Where it was too low – he filled. Where too high – he lowered. Just like during the building of roads with a complex terrain.

Saint Ignatius Brianchaninov wrote about this arrangement of ways in the human heart as follows:

“The Holy Scriptures call the corresponding way of thinking and heart feelings the way of the Lord and His paths into the souls of men. In order to get them, you need to fill all the recesses, that is, in all the low, impassable places you need to make embankments for a convenient walking of the Lord: it is necessary to leave drunkenness, gluttony, fornication, carnal pleasures, the so-called innocent games and amusements, – in a word, everything that makes up a carnal and sinful life, reducing a person to the dignity of meaningless cattle and animals. It is necessary to replace them with opposite virtues: abstinence, sobriety, chastity.

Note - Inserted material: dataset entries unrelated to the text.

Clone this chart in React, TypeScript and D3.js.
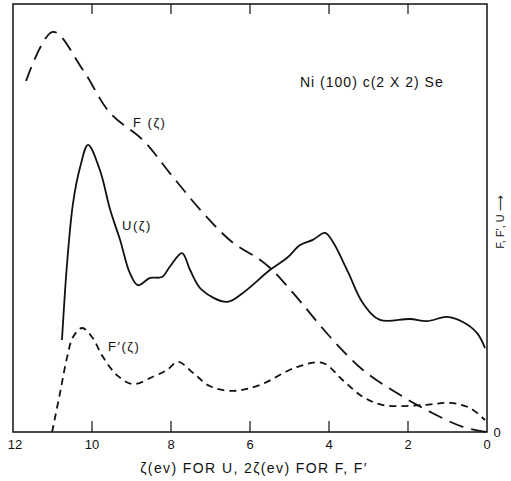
import { useEffect, useRef } from "react";
import * as d3 from "d3";

// F(zeta), long dashes (x is 2*zeta)
const fX = [11.67, 10.99, 10.23, 9.54, 8.71, 8.03, 7.19, 6.43, 5.82, 5.44, 4.91, 3.97, 3.14, 2.28, 1.44, 0.61, 0];
const fY = [82.0, 93.5, 84.6, 74.5, 68.2, 60.5, 51.2, 44.2, 40.7, 37.9, 32.5, 22.2, 14.5, 9.1, 4.7, 1.2, 0];

// U(zeta), solid
const uX = [10.76, 10.63, 10.48, 10.3, 10.1, 9.8, 9.54, 9.29, 9.04, 8.84, 8.53, 8.23, 8.03, 7.72, 7.52, 7.22, 6.58, 6.18, 5.49, 5.06, 4.73, 4.41, 4.1, 3.9, 3.52, 3.14, 2.71, 1.95, 1.52, 1.01, 0.61, 0.25, 0.05];
const uY = [21.5, 39.5, 53.5, 61.9, 67.1, 61.2, 51.9, 44.9, 37.1, 34.3, 36.0, 36.2, 38.6, 41.8, 37.9, 33.2, 30.4, 32.5, 37.9, 40.7, 43.7, 44.9, 46.5, 44.4, 37.4, 30.1, 26.2, 26.4, 25.9, 26.9, 25.7, 23.1, 19.6];

// F'(zeta), short dashes
const fpX = [11.01, 10.81, 10.63, 10.48, 10.25, 10.0, 9.72, 9.37, 8.96, 8.46, 8.1, 7.82, 7.44, 7.01, 6.43, 5.75, 4.81, 4.15, 3.65, 3.14, 2.63, 1.62, 0.94, 0.43, 0.05];
const fpY = [0, 9.1, 17.5, 22.2, 24.3, 22.2, 17.5, 13.3, 11.2, 12.9, 14.5, 16.4, 13.8, 10.7, 9.6, 11.0, 15.2, 16.1, 12.1, 8.2, 6.3, 6.3, 6.8, 5.6, 2.8];

const xTicks = [12, 10, 8, 6, 4, 2, 0];
const xTickLabels = ["12", "10", "8", "6", "4", "2", "0"];

export default function App() {
  const ref = useRef<SVGSVGElement>(null);

  useEffect(() => {
    const svg = d3.select(ref.current);
    svg.selectAll("*").remove();

    const left = 13, right = 487, top = 4, bottom = 432;
    const x = d3.scaleLinear().domain([12, 0]).range([left, right]);
    const y = d3.scaleLinear().domain([0, 100]).range([bottom, top]);
    const font = "'Liberation Sans', Arial, sans-serif";
    const ink = "#111";

    svg.append("rect").attr("width", 511).attr("height", 481).attr("fill", "#fff");

    // frame
    svg.append("rect")
      .attr("x", left).attr("y", top)
      .attr("width", right - left).attr("height", bottom - top)
      .attr("fill", "none").attr("stroke", ink).attr("stroke-width", 1.5);

    // ticks, inside on bottom and top
    const inner = xTicks.filter((t) => t !== 12 && t !== 0);
    svg.append("g").selectAll("line.b").data(inner).join("line")
      .attr("x1", (d) => x(d)).attr("x2", (d) => x(d))
      .attr("y1", bottom).attr("y2", bottom - 11)
      .attr("stroke", ink).attr("stroke-width", 1.2);
    svg.append("g").selectAll("line.t").data(inner).join("line")
      .attr("x1", (d) => x(d)).attr("x2", (d) => x(d))
      .attr("y1", top).attr("y2", top + 10)
      .attr("stroke", ink).attr("stroke-width", 1.2);

    svg.append("g").selectAll("text").data(xTicks).join("text")
      .attr("x", (d) => (d === 12 ? x(d) + 2 : x(d)))
      .attr("y", 449)
      .attr("text-anchor", "middle")
      .style("font-family", font).style("font-size", "13px").attr("fill", ink)
      .text((_, i) => xTickLabels[i]);

    // y zero label
    svg.append("text").attr("x", 497).attr("y", 437)
      .attr("text-anchor", "middle")
      .style("font-family", font).style("font-size", "13px").attr("fill", ink)
      .text("0");

    const line = (xs: number[], ys: number[]) =>
      d3.line<number>()
        .x((_, i) => x(xs[i]))
        .y((d) => y(d))
        .curve(d3.curveCatmullRom.alpha(0.5))(ys);

    svg.append("path").attr("d", line(fX, fY))
      .attr("fill", "none").attr("stroke", ink).attr("stroke-width", 1.8)
      .attr("stroke-dasharray", "15 8");
    svg.append("path").attr("d", line(uX, uY))
      .attr("fill", "none").attr("stroke", ink).attr("stroke-width", 1.8);
    svg.append("path").attr("d", line(fpX, fpY))
      .attr("fill", "none").attr("stroke", ink).attr("stroke-width", 1.8)
      .attr("stroke-dasharray", "7 5");

    const label = (tx: number, ty: number, s: string, size: number, sp: number) =>
      svg.append("text").attr("x", tx).attr("y", ty)
        .style("font-family", font).style("font-size", `${size}px`)
        .style("letter-spacing", `${sp}px`)
        .attr("fill", ink).text(s);

    label(300, 87, "Ni (100) c(2 X 2) Se", 14, 1);
    label(133, 127, "F (ζ)", 13, 1.5);
    label(122, 230, "U(ζ)", 13, 1.5);
    label(108, 351, "F′(ζ)", 13, 1.5);

    svg.append("text").attr("x", 254).attr("y", 473)
      .attr("text-anchor", "middle")
      .style("font-family", font).style("font-size", "14px")
      .style("letter-spacing", "1.4px").attr("fill", ink)
      .text("ζ(ev)  FOR U,  2ζ(ev) FOR F, F′");

    svg.append("text")
      .attr("transform", "translate(504,222) rotate(-90)")
      .attr("text-anchor", "middle")
      .style("font-family", font).style("font-size", "11px").attr("fill", ink)
      .text("F, F′, U ⟶");
  }, []);

  return (
    <svg ref={ref} width={511} height={481}
      style={{ position: "absolute", left: 0, top: 0 }} />
  );
}
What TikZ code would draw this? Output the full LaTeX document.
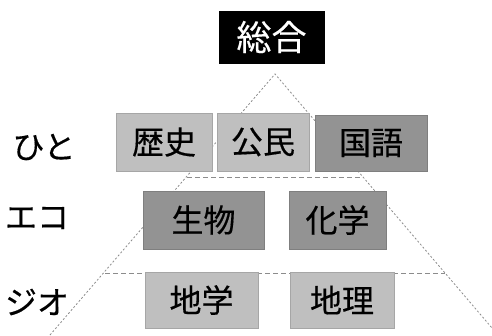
\documentclass[tikz,border=0pt]{standalone}
\usepackage{fontspec}
\newfontfamily\jp[FakeBold=0.4]{Noto Sans CJK JP}
\definecolor{lightbox}{HTML}{BFBFBF}
\definecolor{darkbox}{HTML}{939393}
\definecolor{lightedge}{HTML}{A6A6A6}
\definecolor{darkedge}{HTML}{7F7F7F}
\definecolor{guide}{HTML}{8C8C8C}
\tikzset{
  subj/.style={rectangle, inner sep=0pt, font=\jp\fontsize{32}{32}\selectfont, text=black},
  lightsubj/.style={subj, fill=lightbox, draw=lightedge, line width=0.6pt},
  darksubj/.style={subj, fill=darkbox, draw=darkedge, line width=0.6pt},
  toptitle/.style={rectangle, inner sep=0pt, fill=black, draw=black, text=white, font=\jp\fontsize{35}{35}\selectfont},
  rowlabel/.style={inner sep=0pt, font=\jp\fontsize{32}{32}\selectfont, text=black},
  slope/.style={draw=guide, line width=0.8pt, dash pattern=on 2pt off 2pt},
  level/.style={draw=guide, line width=0.9pt, dash pattern=on 5pt off 3pt}
}
\begin{document}
\begin{tikzpicture}[x=1pt,y=-1pt]
\useasboundingbox (0,0) rectangle (492,335);
\clip (0,0) rectangle (492,335);
% guide lines
\coordinate (apex) at (275,74);
\coordinate (leftend) at (50,335);
\coordinate (rightend) at (498,335);
\coordinate (h1l) at (187,177);
\coordinate (h1r) at (363,177);
\coordinate (h2l) at (105,273);
\coordinate (h2r) at (445,273);
\draw[slope] (leftend) -- (apex) -- (rightend);
\draw[level] (h1l) -- (h1r);
\draw[level] (h2l) -- (h2r);
% title
\node[toptitle, minimum width=105pt, minimum height=52pt] (sogo) at (271.5,37) {総合};
% row labels
\node[rowlabel] (hito) at (44,147) {ひと};
\node[rowlabel] (eco) at (37,218) {エコ};
\node[rowlabel] (geo) at (37,302) {ジオ};
% boxes
\node[lightsubj, minimum width=96pt, minimum height=58pt] (rekishi) at (164,142) {歴史};
\node[lightsubj, minimum width=92pt, minimum height=58pt] (komin) at (263,142) {公民};
\node[darksubj, minimum width=112pt, minimum height=56pt] (kokugo) at (371,143) {国語};
\node[darksubj, minimum width=121pt, minimum height=58pt] (seibutsu) at (203.5,220) {生物};
\node[darksubj, minimum width=97pt, minimum height=58pt] (kagaku) at (337.5,220) {化学};
\node[lightsubj, minimum width=113pt, minimum height=56pt] (chigaku) at (201.5,300) {地学};
\node[lightsubj, minimum width=104pt, minimum height=56pt] (chiri) at (342,300) {地理};
\end{tikzpicture}
\end{document}
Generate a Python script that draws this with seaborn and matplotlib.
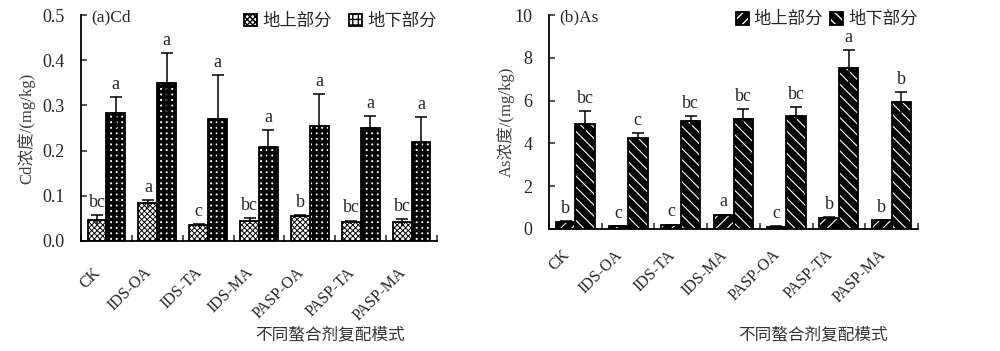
import numpy as np
import pandas as pd
import matplotlib
matplotlib.use("Agg")
import matplotlib.pyplot as plt
import matplotlib.patches as mpatches
import matplotlib.transforms as mtrans
import seaborn as sns

# ---- data ------------------------------------------------------------------
modes = ["CK", "IDS-OA", "IDS-TA", "IDS-MA", "PASP-OA", "PASP-TA", "PASP-MA"]
parts = ["地上部分", "地下部分"]

cd_shoot = [0.047, 0.083, 0.035, 0.044, 0.055, 0.041, 0.041]
cd_shoot_err = [0.010, 0.007, 0.003, 0.006, 0.002, 0.004, 0.007]
cd_root = [0.284, 0.349, 0.271, 0.207, 0.255, 0.251, 0.219]
cd_root_err = [0.035, 0.066, 0.097, 0.038, 0.071, 0.026, 0.055]
cd_shoot_sig = ["bc", "a", "c", "bc", "b", "bc", "bc"]
cd_root_sig = ["a", "a", "a", "a", "a", "a", "a"]

as_shoot = [0.34, 0.12, 0.19, 0.64, 0.11, 0.50, 0.40]
as_shoot_err = [0.02, 0.01, 0.02, 0.03, 0.02, 0.05, 0.02]
as_root = [4.91, 4.24, 5.03, 5.14, 5.26, 7.52, 5.92]
as_root_err = [0.60, 0.26, 0.26, 0.45, 0.45, 0.86, 0.50]
as_shoot_sig = ["b", "c", "c", "a", "c", "b", "b"]
as_root_sig = ["bc", "c", "bc", "bc", "bc", "a", "b"]

sns.set_style("ticks")
plt.rcParams["font.family"] = ["Liberation Serif", "Noto Sans CJK SC"]
plt.rcParams["hatch.linewidth"] = 1.0

fig = plt.figure(figsize=(10, 3.51), dpi=100)
ax_a = fig.add_axes([0.081, 0.3134, 0.356, 0.6436])
ax_b = fig.add_axes([0.549, 0.3476, 0.369, 0.6094])


def panel(ax, shoot, shoot_err, root, root_err, sig_s, sig_r, styles,
          ylim, yticks, fmt, ylabel, tag, ylab_x, xlab_pos, leg_pos, colsp, xpad):
    df = pd.DataFrame({"mode": modes * 2,
                       "part": [parts[0]] * 7 + [parts[1]] * 7,
                       "value": shoot + root})
    sns.barplot(data=df, x="mode", y="value", hue="part", order=modes,
                hue_order=parts, width=0.74, errorbar=None, ax=ax, legend=False)

    handles = []
    for cont, (fc, hc, hatch, hlw), err, sig in zip(
            ax.containers, styles, [shoot_err, root_err], [sig_s, sig_r]):
        xs, tops = [], []
        for p in cont:
            p.set_facecolor(fc)
            p.set_edgecolor(hc)
            p.set_hatch(hatch)
            p.set_linewidth(0)
            if hasattr(p, "set_hatch_linewidth"):
                p.set_hatch_linewidth(hlw)
            ax.add_patch(mpatches.Rectangle(p.get_xy(), p.get_width(), p.get_height(),
                                            fill=False, ec="black", lw=1.3, zorder=3))
            xs.append(p.get_x() + p.get_width() / 2)
            tops.append(p.get_height())
        zeros = np.zeros(len(err))
        ax.errorbar(xs, tops, yerr=[zeros, err], fmt="none", ecolor="black",
                    elinewidth=1.1, capsize=4.5, capthick=1.1, zorder=4)
        ax.errorbar(xs, tops, yerr=[err, zeros], fmt="none", ecolor="black",
                    elinewidth=1.1, capsize=0, zorder=4)
        for x, t, e, s in zip(xs, tops, err, sig):
            ax.annotate(s, (x, t + e), xytext=(0, 3), textcoords="offset points",
                        ha="center", va="bottom", fontsize=13)
        sw = mpatches.Patch(facecolor=fc, edgecolor=hc, hatch=hatch, lw=0)
        if hasattr(sw, "set_hatch_linewidth"):
            sw.set_hatch_linewidth(hlw)
        ol = mpatches.Patch(fill=False, edgecolor="black", lw=1.3)
        handles.append((sw, ol))

    ax.legend(handles, parts, loc="center right", bbox_to_anchor=leg_pos, ncol=2,
              frameon=False, fontsize=12.5, handlelength=0.75, handleheight=0.75,
              handletextpad=0.3, columnspacing=colsp, borderpad=0, borderaxespad=0)

    ax.set_xlim(-0.5, 6.5)
    ax.set_ylim(*ylim)
    ax.set_yticks(yticks)
    ax.set_yticklabels([fmt.format(v) for v in yticks], fontsize=13)
    ax.tick_params(axis="y", direction="in", length=4, width=1.1, pad=12)

    ax.set_xticks(range(len(modes)))
    ax.set_xticklabels(modes, rotation=45, ha="right", va="top",
                       rotation_mode="anchor", fontsize=11.5)
    ax.set_xticks(np.arange(-0.5, 7, 1), minor=True)
    ax.tick_params(axis="x", which="major", length=0, pad=xpad)
    ax.tick_params(axis="x", which="minor", direction="in", length=4, width=1.1)
    shift = mtrans.ScaledTranslation(-14 / 100, 0, fig.dpi_scale_trans)
    for lab in ax.get_xticklabels():
        lab.set_transform(lab.get_transform() + shift)

    ax.set_xlabel("不同螯合剂复配模式", fontsize=12, color="#333333")
    ax.xaxis.set_label_coords(*xlab_pos)
    ax.set_ylabel(ylabel, fontsize=12, color="#404040")
    ax.yaxis.set_label_coords(ylab_x, 0.5)
    ax.text(0.028, 0.99, tag, transform=ax.transAxes, ha="left", va="center",
            fontsize=12.5)

    sns.despine(ax=ax)
    for side in ["left", "bottom"]:
        ax.spines[side].set_linewidth(1.3)
        ax.spines[side].set_color("black")


panel(ax_a, cd_shoot, cd_shoot_err, cd_root, cd_root_err, cd_shoot_sig, cd_root_sig,
      [("white", "black", "xxxxxx", 0.7), ("white", "black", "+++", 2.6)],
      (0, 0.5), np.arange(0, 0.51, 0.1), "{:.1f}", "Cd浓度/(mg/kg)", "(a)Cd",
      -0.129, (0.70, -0.381), (1.0, 0.97), 1.0, 17)

panel(ax_b, as_shoot, as_shoot_err, as_root, as_root_err, as_shoot_sig, as_root_sig,
      [("black", "white", "///", 0.8), ("black", "white", "\\\\\\", 0.8)],
      (0, 10), np.arange(0, 10.1, 2), "{:.0f}", "As浓度/(mg/kg)", "(b)As",
      -0.092, (0.715, -0.458), (1.0, 0.977), 0.4, 13)

fig.savefig("out.png", dpi=100)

Further: it is necessary to humble or even any mountain and hill, that is, to expel from the soul selfworth and pride in all their forms, both in the imaginary significant and in the smallest. Finally, it is necessary to reject all wrong and masterful notions of faith, these stubborn and sharp paths, completely obeying the teachings of God, kept in integrity by Eastern Orthodox Church. Then all the curvatures will straighten out, all the irregularities will be smoothed out: the path for the Lord will become completely free; everyone will receive salvation freely. Salvation enters the soul with the Lord who has entered it”.